Posting about Kety Fusco got me thinking about trance like music and how emotive it can be. I played in a performance of Gavin Bryar's incredibly moving minimalistic piece a few years back with the large version of Psappha Ensemble at Royal Northern College of Music. Jesus' Blood Never Failed Me Yet is a hypnotic piece which seems to connect with people in an extraordinary way. It certainly never fails to give me goosebumps when I listen to it.
I found it quite challenging to play, as it was incredibly difficult to keep the concentration going and for my mind not to start wandering whilst playing this music. As a player and a listener, it sends you into a meditative state and you start to literally hear and feel all sorts of things that make it difficult to play. Quite an incredible piece of music that gets 'under your skin'.
Words from the composer about his piece...

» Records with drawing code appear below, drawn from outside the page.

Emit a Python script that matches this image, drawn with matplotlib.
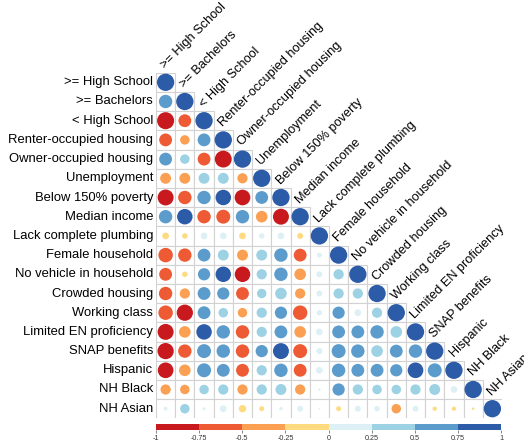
import numpy as np
import matplotlib
matplotlib.use("Agg")
import matplotlib.pyplot as plt
from matplotlib.patches import Circle, Rectangle
from matplotlib.colors import ListedColormap, BoundaryNorm

labels = [">= High School", ">= Bachelors", "< High School", "Renter-occupied housing",
          "Owner-occupied housing", "Unemployment", "Below 150% poverty", "Median income",
          "Lack complete plumbing", "Female household", "No vehicle in household",
          "Crowded housing", "Working class", "Limited EN proficiency", "SNAP benefits",
          "Hispanic", "NH Black", "NH Asian"]

# lower triangle, row i holds correlations with columns 0..i-1
lower = [
    [],
    [0.6],
    [-0.97, -0.55],
    [-0.55, -0.3, 0.55],
    [0.55, 0.3, -0.55, -0.95],
    [-0.4, -0.4, 0.4, 0.4, -0.35],
    [-0.85, -0.6, 0.6, 0.8, -0.82, 0.55],
    [0.6, 0.8, -0.6, -0.65, 0.6, -0.45, -0.85],
    [-0.15, -0.1, 0.15, 0.15, -0.15, 0.1, 0.15, -0.12],
    [-0.7, -0.6, 0.55, 0.4, -0.4, 0.4, 0.6, -0.55, 0.08],
    [-0.55, -0.1, 0.5, 0.8, -0.8, 0.35, 0.6, -0.45, 0.12, 0.35],
    [-0.6, -0.35, 0.55, 0.5, -0.55, 0.3, 0.45, -0.35, 0.12, 0.35, 0.35],
    [-0.7, -0.88, 0.55, 0.3, -0.3, 0.35, 0.5, -0.7, 0.1, 0.5, 0.15, 0.35],
    [-0.85, -0.45, 0.8, 0.6, -0.6, 0.35, 0.55, -0.45, 0.15, 0.55, 0.55, 0.6, 0.45],
    [-0.88, -0.6, 0.65, 0.6, -0.6, 0.5, 0.85, -0.65, 0.13, 0.65, 0.6, 0.45, 0.55, 0.6],
    [-0.82, -0.45, 0.65, 0.55, -0.55, 0.35, 0.6, -0.55, 0.15, 0.6, 0.55, 0.55, 0.5, 0.82, 0.65],
    [-0.35, -0.3, 0.3, 0.35, -0.35, 0.35, 0.4, -0.35, 0.02, 0.5, 0.35, 0.3, 0.3, 0.35, 0.4, 0.15],
    [0.05, 0.3, 0.03, 0.15, -0.18, -0.08, 0.04, 0.12, 0.01, -0.08, 0.12, 0.1, -0.3, 0.12, -0.06, -0.06, -0.02],
]

colors = ["#C8191E", "#EE5A34", "#FBA052", "#FEDA80", "#DDF0F6", "#9DD1E4", "#5C9CCC", "#2C5BA8"]
bounds = [-1, -0.75, -0.5, -0.25, 0, 0.25, 0.5, 0.75, 1]
cmap = ListedColormap(colors)
norm = BoundaryNorm(bounds, cmap.N)

plt.rcParams['font.family'] = ['Liberation Sans', 'DejaVu Sans']

fig = plt.figure(figsize=(5.24, 4.46), dpi=100)
ax = fig.add_axes([156/524, 1 - 418.3/446, 346/524, 345.6/446])
n = len(labels)

for i in range(n):
    row = lower[i] + [1.0]
    for j, v in enumerate(row):
        ax.add_patch(Rectangle((j - 0.5, i - 0.5), 1, 1, facecolor="white",
                               edgecolor="#D2D2D2", lw=0.8, zorder=1))
        ax.add_patch(Circle((j, i), 0.45 * np.sqrt(abs(v)), facecolor=cmap(norm(v)),
                            edgecolor="none", zorder=2))

for i, lab in enumerate(labels):
    ax.text(-0.65, i, lab, ha="right", va="center", fontsize=9.4, color="black")
    ax.text(i - 0.02, i - 0.68, lab, ha="left", va="baseline", rotation=45,
            rotation_mode="anchor", fontsize=9.2, color="black", clip_on=False)

ax.set_xlim(-0.5, n - 0.5)
ax.set_ylim(n - 0.5, -0.5)
ax.axis("off")

cax = fig.add_axes([156/524, 1 - 430/446, 345/524, 6/446])
sm = plt.cm.ScalarMappable(cmap=cmap, norm=norm)
cb = fig.colorbar(sm, cax=cax, orientation="horizontal", ticks=bounds)
cb.outline.set_visible(False)
cb.ax.set_xticklabels(["-1", "-0.75", "-0.5", "-0.25", "0", "0.25", "0.5", "0.75", "1"])
cb.ax.tick_params(labelsize=5.2, length=2, width=0.5, color="#555555", pad=1.5, labelcolor="#333333")

fig.savefig("out.png", dpi=100)
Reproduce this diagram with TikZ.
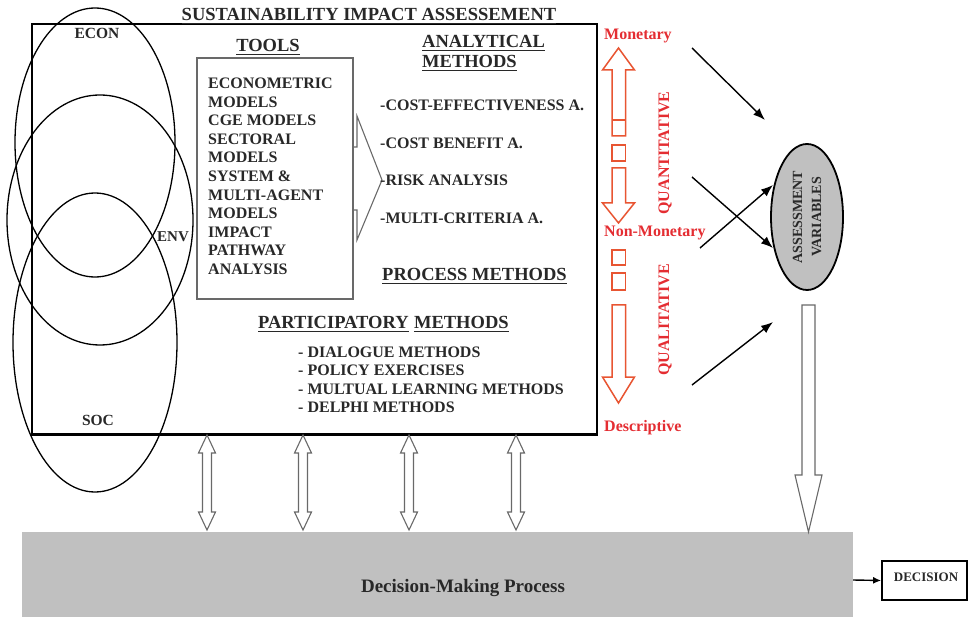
\documentclass[tikz,border=0pt]{standalone}
\usepackage{fontspec}
\setmainfont{Liberation Serif}
\usetikzlibrary{shapes.geometric,arrows.meta}
\definecolor{redtxt}{RGB}{228,45,50}
\definecolor{redarr}{RGB}{232,85,50}
\definecolor{boxgray}{RGB}{192,192,192}
\definecolor{edgegray}{RGB}{105,105,105}
\definecolor{inkgray}{RGB}{40,40,40}
\begin{document}
\begin{tikzpicture}[x=1pt,y=-1pt,
  hdr/.style={font=\fontsize{18.5}{20}\selectfont\bfseries, inner sep=0pt, text depth=0pt, text=inkgray},
  item/.style={font=\fontsize{16}{18}\selectfont\bfseries, inner sep=0pt, text depth=0pt, text=inkgray},
  redlab/.style={font=\fontsize{16}{18}\selectfont\bfseries, inner sep=0pt, text=redtxt},
  uline/.style={line width=1.5pt, inkgray},
  venn/.style={ellipse, draw, line width=1.3pt, inner sep=0pt},
  blockline/.style={draw=edgegray, line width=1.1pt, fill=white, line join=miter},
  redline/.style={draw=redarr, line width=1.5pt, line join=miter},
  arr/.style={line width=1.4pt, -{Latex[length=12pt,width=9pt]}},
  dblarrow/.pic={
    \draw[blockline] (0,0) -- (8.5,18) -- (4.5,18) -- (4.5,77) -- (8.5,77) -- (0,95)
      -- (-8.5,77) -- (-4.5,77) -- (-4.5,18) -- (-8.5,18) -- cycle;}
]
\useasboundingbox (0,0) rectangle (971,617);

% decision-making band
\node[fill=boxgray, minimum width=831pt, minimum height=85pt, inner sep=0pt] (dmp) at (437.5,574.5) {};
\node[font=\fontsize{19}{21}\selectfont\bfseries, text=inkgray, inner sep=0pt] (dmptext) at (463,588) {Decision-Making Process};

% decision box
\node[draw, line width=1.8pt, minimum width=85pt, minimum height=39pt, inner sep=0pt] (dec) at (924.5,580.5) {};
\node[font=\fontsize{13}{15}\selectfont\bfseries, text=inkgray, inner sep=0pt] (dectext) at (926,577) {DECISION};
\coordinate (dmpout) at (853,580);
\draw[line width=1.4pt, -{Latex[length=8pt,width=7pt]}] (dmpout) -- (dec.west);

% main assessment frame
\node[draw, line width=1.7pt, minimum width=565pt, minimum height=410pt, inner sep=0pt] (sia) at (314.5,229) {};
\draw[line width=2.4pt] (sia.south west) -- (sia.south east);

% three pillars
\node[venn, minimum width=160pt, minimum height=269pt] (econ) at (95,142.5) {};
\node[venn, minimum width=186pt, minimum height=250pt] (env) at (100,220) {};
\node[venn, minimum width=164pt, minimum height=299pt] (soc) at (95,342.5) {};
\node[item, font=\fontsize{15.5}{17}\selectfont\bfseries] (econlab) at (97,33) {ECON};
\node[item, font=\fontsize{15}{17}\selectfont\bfseries] (envlab) at (173,237) {ENV};
\node[item, font=\fontsize{15.5}{17}\selectfont\bfseries] (soclab) at (98,420) {SOC};

% title
\node[hdr, anchor=base] (title) at (369,21) {SUSTAINABILITY IMPACT ASSESSEMENT};

% tools
\node[hdr, anchor=base] (tools) at (268,52) {TOOLS};
\node[draw=edgegray, line width=1.1pt, minimum width=156pt, minimum height=241pt, inner sep=0pt] (toolbox) at (275,178.5) {};
\foreach \t [count=\i from 0] in {ECONOMETRIC, MODELS, CGE MODELS, SECTORAL, MODELS,
    SYSTEM \&, MULTI-AGENT, MODELS, IMPACT, PATHWAY, ANALYSIS}
  \node[item, anchor=base west] (tool\i) at (208,88.5+18.6*\i) {\t};

% open arrow from the tools to the analytical methods
\draw[blockline, fill=none] (toolbox.east |- 0,147) -- (357,147) -- (357,116) -- (382,180)
  -- (357,240) -- (357,210) -- (toolbox.east |- 0,210);

% analytical methods
\node[hdr, anchor=base west] (anal) at (422,48) {ANALYTICAL};
\node[hdr, anchor=base west] (meth) at (422,68) {METHODS};
\foreach \t/\yy [count=\i] in {-COST-EFFECTIVENESS A./110.5, -COST BENEFIT A./148.5,
    -RISK ANALYSIS/185.5, -MULTI-CRITERIA A./223.5}
  \node[item, anchor=base west] (am\i) at (380,\yy) {\t};

% process and participatory methods
\node[hdr, anchor=base west] (proc) at (382,281) {PROCESS METHODS};
\node[hdr, anchor=base west] (partA) at (258,329) {PARTICIPATORY};
\node[hdr, anchor=base west] (partB) at ([xshift=5pt]partA.base east) {METHODS};
\foreach \t [count=\i from 0] in {- DIALOGUE METHODS, - POLICY EXERCISES,
    - MULTUAL LEARNING METHODS, - DELPHI METHODS}
  \node[item, anchor=base west] (pm\i) at (298,357.5+18.3*\i) {\t};

% underlined headings
\foreach \n in {title,tools,anal,meth,proc,partA,partB}
  \draw[uline] ([yshift=-2.5pt]\n.base west) -- ([yshift=-2.5pt]\n.base east);

% four exchanges with the decision-making process
\foreach \xx in {207,303,409,516}
  \pic at (\xx,435) {dblarrow};

% quantitative / qualitative scale
\node[redlab, anchor=base west] (mon) at (604,40) {Monetary};
\node[redlab, anchor=base west] (nonmon) at (604,237) {Non-Monetary};
\node[redlab, anchor=base west] (desc) at (604,431) {Descriptive};
\node[redlab, rotate=90] (quant) at (665,153) {QUANTITATIVE};
\node[redlab, rotate=90] (qual) at (665,320) {QUALITATIVE};

\draw[redline] (618.5,48) -- (634.5,70) -- (625.5,70) -- (625.5,136) -- (612,136)
  -- (612,70) -- (602.5,70) -- cycle;
\draw[redline] (612,120) -- (625.5,120);
\draw[redline] (612,145) rectangle (625.5,161);
\draw[redline] (612,168) -- (625.5,168) -- (625.5,203) -- (634.5,203) -- (618.5,223)
  -- (602.5,203) -- (612,203) -- cycle;
\draw[redline] (612,250) rectangle (625.5,265);
\draw[redline] (612,273) rectangle (625.5,290);
\draw[redline] (612,305) -- (625.5,305) -- (625.5,377) -- (634.5,377) -- (618.5,403)
  -- (602.5,377) -- (612,377) -- cycle;

% assessment variables
\node[ellipse, draw, line width=1.8pt, fill=boxgray, minimum width=72pt, minimum height=146pt, inner sep=0pt] (av) at (807,217) {};
\node[rotate=90, align=center, inner sep=0pt, text=inkgray,
  font=\fontsize{14}{19}\selectfont\bfseries] (avtext) at (av) {ASSESSMENT\\VARIABLES};

\coordinate (s1) at (692,48);   \coordinate (e1) at (765,120);
\coordinate (s2) at (692,177);  \coordinate (e2) at (773,248);
\coordinate (s3) at (700,248);  \coordinate (e3) at (773,185);
\coordinate (s4) at (692,385);  \coordinate (e4) at (773,322);
\draw[arr] (s1) -- (e1);
\draw[arr] (s2) -- (e2);
\draw[arr] (s3) -- (e3);
\draw[arr] (s4) -- (e4);

% outcome of the assessment passed down to the decision-making process
\draw[blockline] (802,305) -- (815,305) -- (815,475) -- (822,475) -- (808.5,532)
  -- (795,475) -- (802,475) -- cycle;
\end{tikzpicture}
\end{document}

In 1971, when I lived in London, I was working with a friend, Alan Power, on a film about people living rough in the area around Elephant and Castle and Waterloo Station. In the course of being filmed, some people broke into drunken song - sometimes bits of opera, sometimes sentimental ballads - and one, who in fact did not drink, sang a religious song "Jesus' Blood Never Failed Me Yet". This was not ultimately used in the film and I was given all the unused sections of tape, including this one. When I played it at home, I found that his singing was in tune with my piano, and I improvised a simple accompaniment. I noticed, too, that the first section of the song - 13 bars in length - formed an effective loop which repeated in a slightly unpredictable way. I took the tape loop to Leicester, where I was working in the Fine Art Department, and copied the loop onto a continuous reel of tape, thinking about perhaps adding an orchestrated accompaniment to this. The door of the recording room opened on to one of the large painting studios and I left the tape copying, with the door open, while I went to have a cup of coffee. When I came back I found the normally lively room unnaturally subdued. People were moving about much more slowly than usual and a few were sitting alone, quietly weeping. I was puzzled until I realised that the tape was still playing and that they had been overcome by the old man's singing. This convinced me of the emotional power of the music and of the possibilities offered by adding a simple, though gradually evolving, orchestral accompaniment that respected the tramp's nobility and simple faith. Although he died before he could hear what I had done with his singing, the piece remains as an eloquent, but understated testimony to his spirit and optimism. The piece was originally recorded on Brian Eno's Obscure label in 1975 and a substantially revised and extended version for Point Records in 1993. The version that is played by my ensemble was specially created in 1993 to coincide with this last recording. © Gavin Bryars
About the composer: Gavin Bryars has continually shunned convention, choosing to create his own distinctive and unique path: He studied philosophy at Sheffield University and became a professional jazz bassist and a pioneer of free improvisation working especially with Derek Bailey and Tony Oxley. In the late 1960s he worked with John Cage and this influenced his early works. He has formed fruitful collaborations with international artists from across the spectrum, from Merce Cunningham and William Forsyth to Juan Munoz and Robert Wilson. The Gavin Bryars Ensemble and GB Records continue to document his work. Serene, graceful and achingly beautiful, his music is characterized by a sense of contemplation that is revealed through harmony of underlying depth.